:: GIVEN TASK ::
Every line below that holds the string "matplotlib" should be copied out.

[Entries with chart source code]
######
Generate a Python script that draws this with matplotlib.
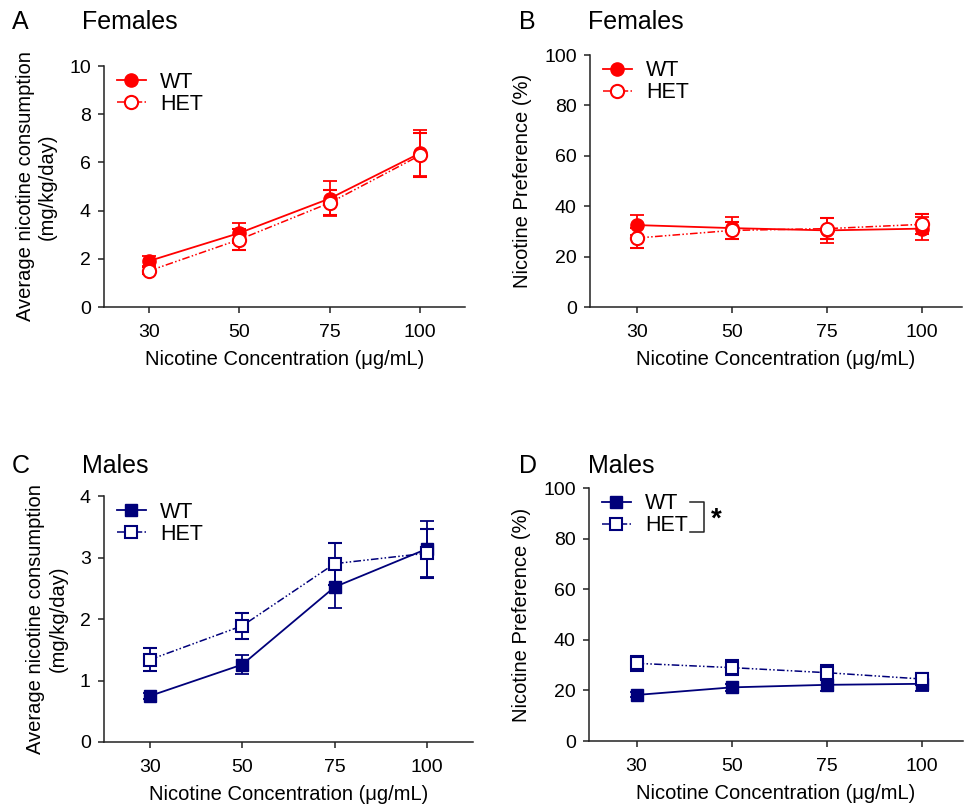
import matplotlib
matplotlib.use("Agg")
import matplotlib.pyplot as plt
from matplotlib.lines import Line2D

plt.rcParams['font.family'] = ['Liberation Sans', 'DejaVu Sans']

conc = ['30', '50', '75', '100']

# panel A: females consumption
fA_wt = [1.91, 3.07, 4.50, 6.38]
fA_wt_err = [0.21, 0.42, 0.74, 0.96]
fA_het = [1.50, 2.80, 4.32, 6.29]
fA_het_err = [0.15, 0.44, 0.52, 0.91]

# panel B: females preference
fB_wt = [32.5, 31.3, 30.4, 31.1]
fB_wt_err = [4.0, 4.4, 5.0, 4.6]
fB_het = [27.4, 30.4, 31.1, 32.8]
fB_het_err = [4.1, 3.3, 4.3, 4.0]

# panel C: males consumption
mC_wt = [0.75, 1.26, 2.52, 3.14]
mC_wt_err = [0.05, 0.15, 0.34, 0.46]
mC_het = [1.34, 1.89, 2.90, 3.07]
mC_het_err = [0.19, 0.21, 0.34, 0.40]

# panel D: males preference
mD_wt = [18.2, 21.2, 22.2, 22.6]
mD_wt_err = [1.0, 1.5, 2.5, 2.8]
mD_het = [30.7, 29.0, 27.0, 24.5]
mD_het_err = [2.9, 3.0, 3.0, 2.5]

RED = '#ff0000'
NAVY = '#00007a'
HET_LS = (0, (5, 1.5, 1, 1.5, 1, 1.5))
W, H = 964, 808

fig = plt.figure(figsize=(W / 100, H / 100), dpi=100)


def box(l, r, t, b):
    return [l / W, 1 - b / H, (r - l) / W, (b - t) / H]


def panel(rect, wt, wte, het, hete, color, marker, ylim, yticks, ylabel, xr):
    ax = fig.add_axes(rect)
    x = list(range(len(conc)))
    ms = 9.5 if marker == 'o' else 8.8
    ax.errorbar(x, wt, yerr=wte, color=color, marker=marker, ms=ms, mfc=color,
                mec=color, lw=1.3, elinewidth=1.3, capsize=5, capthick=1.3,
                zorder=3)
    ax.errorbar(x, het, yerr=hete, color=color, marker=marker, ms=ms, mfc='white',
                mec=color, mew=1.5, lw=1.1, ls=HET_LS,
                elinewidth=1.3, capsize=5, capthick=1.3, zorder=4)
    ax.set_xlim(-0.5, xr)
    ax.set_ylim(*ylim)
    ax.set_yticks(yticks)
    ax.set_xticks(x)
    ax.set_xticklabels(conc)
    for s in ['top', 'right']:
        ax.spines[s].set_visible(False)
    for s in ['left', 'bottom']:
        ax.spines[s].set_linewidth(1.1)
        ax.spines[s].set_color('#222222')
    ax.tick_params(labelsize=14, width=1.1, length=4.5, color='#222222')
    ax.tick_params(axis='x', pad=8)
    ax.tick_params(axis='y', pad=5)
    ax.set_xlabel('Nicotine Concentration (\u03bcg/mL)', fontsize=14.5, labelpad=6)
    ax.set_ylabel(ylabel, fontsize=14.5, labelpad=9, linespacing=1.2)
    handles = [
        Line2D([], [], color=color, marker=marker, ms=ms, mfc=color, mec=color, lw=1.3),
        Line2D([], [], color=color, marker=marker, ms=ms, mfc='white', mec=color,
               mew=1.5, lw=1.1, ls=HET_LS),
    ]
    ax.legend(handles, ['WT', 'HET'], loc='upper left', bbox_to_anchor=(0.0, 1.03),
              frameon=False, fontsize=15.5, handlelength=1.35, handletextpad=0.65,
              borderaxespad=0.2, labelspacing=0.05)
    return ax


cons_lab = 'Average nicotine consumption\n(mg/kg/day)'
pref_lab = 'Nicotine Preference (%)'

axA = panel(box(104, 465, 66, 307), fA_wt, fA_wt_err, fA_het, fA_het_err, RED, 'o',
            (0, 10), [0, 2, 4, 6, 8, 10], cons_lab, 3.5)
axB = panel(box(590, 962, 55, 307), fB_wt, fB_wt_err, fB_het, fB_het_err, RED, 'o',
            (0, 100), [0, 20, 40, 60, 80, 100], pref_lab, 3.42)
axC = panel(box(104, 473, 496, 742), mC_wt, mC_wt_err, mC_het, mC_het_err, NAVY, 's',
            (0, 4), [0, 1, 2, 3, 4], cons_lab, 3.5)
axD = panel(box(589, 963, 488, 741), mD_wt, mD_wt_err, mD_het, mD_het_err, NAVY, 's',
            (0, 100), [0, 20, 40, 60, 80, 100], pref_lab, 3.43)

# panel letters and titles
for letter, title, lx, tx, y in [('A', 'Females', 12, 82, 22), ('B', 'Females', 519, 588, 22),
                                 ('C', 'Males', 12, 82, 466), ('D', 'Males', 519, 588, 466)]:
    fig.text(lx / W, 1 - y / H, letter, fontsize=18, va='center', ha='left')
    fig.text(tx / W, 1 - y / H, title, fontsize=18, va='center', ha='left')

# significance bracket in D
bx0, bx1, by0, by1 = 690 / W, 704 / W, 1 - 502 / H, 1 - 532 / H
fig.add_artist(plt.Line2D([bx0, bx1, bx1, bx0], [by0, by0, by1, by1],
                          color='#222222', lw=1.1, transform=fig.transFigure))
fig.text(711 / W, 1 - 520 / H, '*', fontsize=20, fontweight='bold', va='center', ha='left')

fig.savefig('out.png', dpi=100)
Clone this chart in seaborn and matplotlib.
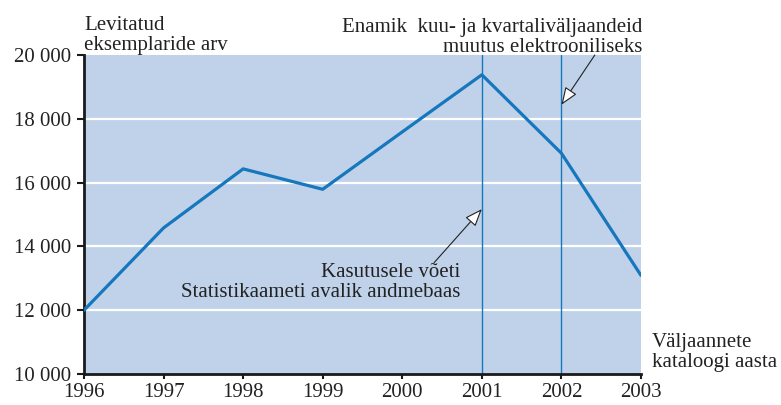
######
:: SOLUTION ::
Generate a Python script that draws this with matplotlib.
import matplotlib
matplotlib.use("Agg")
import matplotlib.pyplot as plt
from matplotlib.lines import Line2D
Clone this chart in seaborn and matplotlib.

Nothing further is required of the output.